Wednesday, July 13, 2016

SEO in the festival season: which retailers have the right strategy?

Summer in the UK means festivals, and there are plenty to choose from again this year.

Festival goers need the right equipment: clothing and camping equipment, as well as waterproofs for the English weather.

Thanks to data from PI Datametrics, I can see which sites have prepared for the festival season, and which ones have room for improvement.

Seasonal SEO strategy

We’ve looked at seasonal SEO before, and it’s all about optimising for key periods of the year, and ensuring that your site is in prime position to profit from the spike in interest and search traffic which follow.

Optimisation need to be done in advance, and sites need to hone their internal linking strategies to avoid any cannibalisation of their own search traffic.

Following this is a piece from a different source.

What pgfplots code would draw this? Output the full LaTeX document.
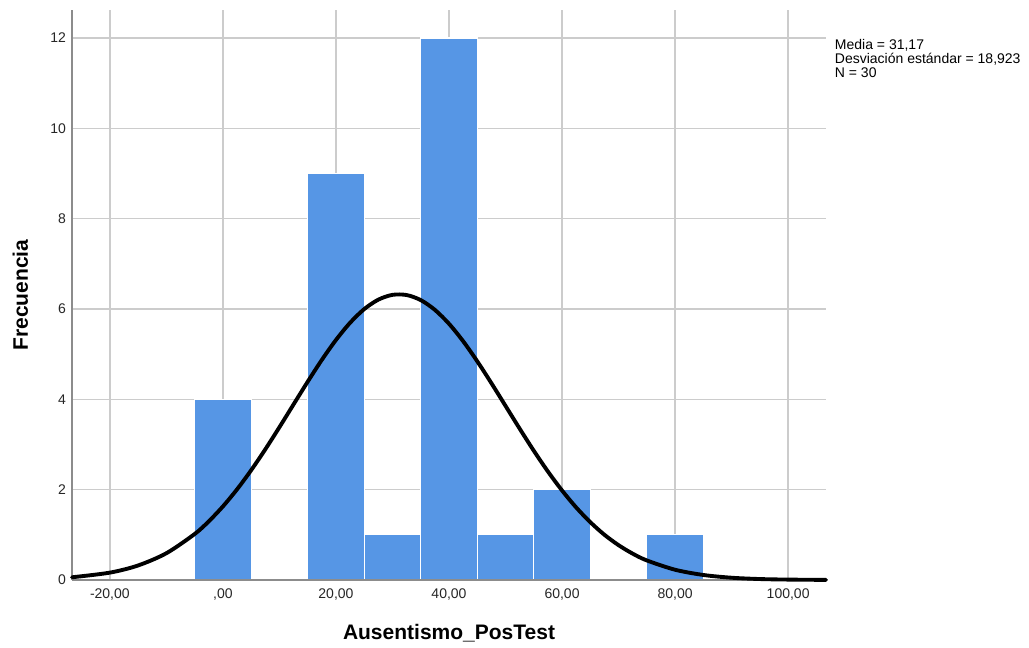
\documentclass[border=0pt]{standalone}
\usepackage{pgfplots}
\pgfplotsset{compat=1.18}
\usepackage{fontspec}
\setmainfont{Liberation Sans}
\definecolor{barblue}{RGB}{86,150,229}
\definecolor{gridgray}{RGB}{204,204,204}
\definecolor{axisgray}{RGB}{140,140,140}
\begin{document}
\begin{tikzpicture}
\path[use as bounding box] (-54pt,-51pt) rectangle (717.75pt,435pt);
\begin{axis}[
  anchor=south west, at={(0,0)},
  scale only axis,
  width=565.5pt, height=427.5pt,
  xmin=-26.7, xmax=106.7,
  ymin=0, ymax=12.62,
  axis x line*=bottom, axis y line*=left,
  axis line style={axisgray, line width=1.1pt},
  x axis line style={-}, y axis line style={-},
  xtick={-20,0,20,40,60,80,100},
  xticklabels={-20{,}00,{,00},20{,}00,40{,}00,60{,}00,80{,}00,100{,}00},
  ytick={0,2,4,6,8,10,12},
  major tick length=0pt,
  grid=major,
  major grid style={gridgray, line width=1.1pt},
  tick label style={font=\fontsize{10.5pt}{12pt}\selectfont, text=black!85},
  /pgf/number format/assume math mode=true,
  xticklabel style={yshift=-3pt},
  yticklabel style={xshift=-1pt},
  xlabel={\bfseries Ausentismo\_PosTest},
  ylabel={\bfseries Frecuencia},
  label style={font=\fontsize{15.75pt}{18pt}\selectfont},
  xlabel style={at={(axis description cs:0.5,0)}, anchor=base, yshift=-45pt},
  ylabel style={at={(axis description cs:0,0.5)}, anchor=base, rotate=0, xshift=0pt, yshift=33pt},
  clip=false,
]
\addplot[ybar, bar width=10, fill=barblue, draw=white, line width=0.8pt]
  coordinates {(0,4) (20,9) (30,1) (40,12) (50,1) (60,2) (80,1)};
\addplot[axisgray, line width=1.1pt] coordinates {(-26.7,0) (106.7,0)};
\addplot[black, line width=2.9pt, smooth, line cap=round] coordinates {
(-26.7,0.060) (-20,0.163) (-15,0.322) (-10,0.593) (-5,1.018) (-2.5,1.299) (0,1.629) (2.5,2.007) (5,2.431)
(7.5,2.893) (10,3.383) (12.5,3.888) (15,4.390) (17.5,4.873) (20,5.314) (22.5,5.695) (25,5.998) (27.5,6.207) (30,6.313) (32.5,6.309) (35,6.197)
(37.5,5.981) (40,5.673) (42.5,5.287) (45,4.842) (47.5,4.358) (50,3.855) (52.5,3.351) (55,2.862) (57.5,2.402) (60,1.982) (62.5,1.606) (65,1.280) (67.5,1.001) (70,0.771)
(72.5,0.583) (75,0.433) (80,0.227) (85,0.111) (90,0.050) (95,0.021) (100,0.009) (106.7,0.002)};
\end{axis}
\node[anchor=north west, align=left, inner sep=0pt, font=\fontsize{10.5pt}{10.6pt}\selectfont]
  at (572pt,405.5pt) {Media = 31,17\\Desviación estándar = 18,923\\N = 30};
\end{tikzpicture}
\end{document}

This means creating hub or landing pages for target search terms, and linking back to these pages using the target keywords.

Festival search trends

Google Trends data gives a good indication of the products that people are likely to be looking for and the peaks in interest.

search trends festival

To take ‘festival clothing’ as an example, here are some key trends:

  • Festival wear terms peak yearly in May, June, July and August.
  • In 2015 ‘festival clothing’ peaked in August and was searched 33,100 times.
  • In May 2016 ‘festival clothing’ was searched 40,500 times.
  • ‘Festival clothing’ has risen 82% from May 2015 – May 2016.

trend seo

This kind of trends data can be valuable to plan your content and SEO strategy round (see above).

  1. Content needs to be planned and published well ahead of the target event or season to allow time to optimise it for searchers.
  2. It’s important to be there when customers are searching for related products and considering purchases.
  3. This is the peak purchase period. If you have the right strategy, this is when it can pay off.
  4. The discount period is a time when interest is declining, but still comparatively high. A good time to reduce excess stock.
  5. Don’t delete the page once the season has passed. Keep it fresh and ready for next year so the planning doesn’t go to waste.

Example 1: ‘festival clothing’

This is what search performance should look like ideally. The sites here all rank consistently for the selected term, and they’re competing against each other, not their own content, for search rankings.

festival clothing top

ASOS is the top site for the term above, and this is the landing page for the term. What’s key here is that the retailer has created this dedicated page and linked to it consistently.

festival clothing

On the flip-side, failing to plan correctly produces this kind of inconsistent performance.

festval poor perf

Example 2: festival essentials

These are the top performing sites for the term:

  1. Gigwise
  2. Mountain Warehouse
  3. Skiddle
  4. Tesco
  5. Her Packing List
  6. All Noise
  7. Go outdoors

As we see below, they all rank consistently, more or less, for the five months before the peak for festival-related traffic.

festival essentials

 

 
One of the top performers, Mountain Warehouse, seems to have planned its content strategy very well.

The is the page Google returns for ‘festival essentials’, a checklist of key items, all of which link to the relevant product categories. As I write, it sits at number three on Google UK, in prime position to attract product searches.

mountain warehouse seo

By contrast, Millets – though it has a festival landing page – has done less work to optimise the on-page copy.

millets seo

It also seems to have neglected internal linking. It has lots of content related to festivals and key products on its blog, and therefore plenty of opportunity to link consistently to the landing page above.

millets blog

There’s a lot of content here, and many opportunities to link to the landing page, or even relevant product pages, but not a single link to a product (or product category) sold on the site.

For comparison, look at this content page from Mountain Warehouse, which links back to the products it mentions.

It’s very odd, as Millets has got certain parts of the strategy right, but has totally failed to join it up. We have some useful content around festivals, and a landing page for the term.

All Millets needs to do is to link consistently from the content to the landing pages. It’s a real missed opportunity.

In summary

The examples above show the importance of a unified SEO and content strategy for seasonal events.

It’s about knowing when the seasonal traffic spikes are likely to be, the key terms to target, and then implementing the right strategy well in advance.

This also underlines the importance of content and SEO teams working well together. On Millets, it looks like the teams producing the content have no idea of the SEO strategy at all.